RL is a powerful technique that can train AI models to solve a wide variety of complex tasks, such as games or robot control. DeepMind has used RL to create models that can defeat the best human players at games such as Go or Starcraft. In 2022, InfoQ covered DayDreamer, an earlier version of the algorithm that can train physical robots to perform complex tasks within only a few hours. However, RL training often requires domain-expert assistance and expensive compute resource to fine-tune the models.
DeepMind’s goal with DreamerV3 was to produce an algorithm that works “out of the box” across many domains without modifying hyperparameters. One particular challenge is that the scale of inputs and rewards can vary a great deal across domains, making it tricky to choose a good loss function for optimization. Instead of normalizing these values, the DeepMind team introduced a symmetrical logarithm or symlog transform to “squash” the inputs to the model as well as its outputs.
To evaluate DreamerV3’s effectiveness across domains, the researchers evaluated it on seven benchmarks:
- Proprio Control Suite: low-dimensional control tasks
- Visual Control Suite: control tasks with high-dimensional images as inputs
- Atari 100k: 26 Atari games
- Atari 200M: 55 Atari games
- BSuite: RL behavior benchmark
- Crafter: survival video game
- DMLab: 3D environments
DreamerV3 achieved “strong” performance on all, and set new state-of-the-art performance on Proprio Control Suite, Visual Control Suite, BSuite, and Crafter. The team also used DreamerV3 with default hyperparameters to train a model that is the first one to “collect diamonds in Minecraft from scratch without using human data.” The researchers contrasted this with VPT, which was pre-trained from 70k hours of internet videos of human players.

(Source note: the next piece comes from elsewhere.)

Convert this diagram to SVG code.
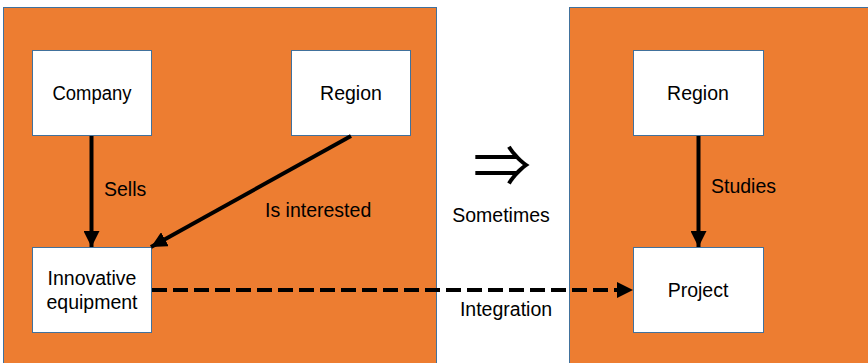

Lead author Danijar Hafner answered several questions about the work on Twitter. In response to one user, he noted:
[T]he main point of the algorithm is that it works out of the box on new problems, without needing experts to fiddle with it. So it’s a big step towards optimizing real-world processes.
Although the source code for DreamerV3 has not been released, Hafner says it is “coming soon.” The code for the previous version, DreamerV2, is available on GitHub. Hafner notes that V3 includes “better replay buffers” and is implemented on JAX instead of TensorFlow.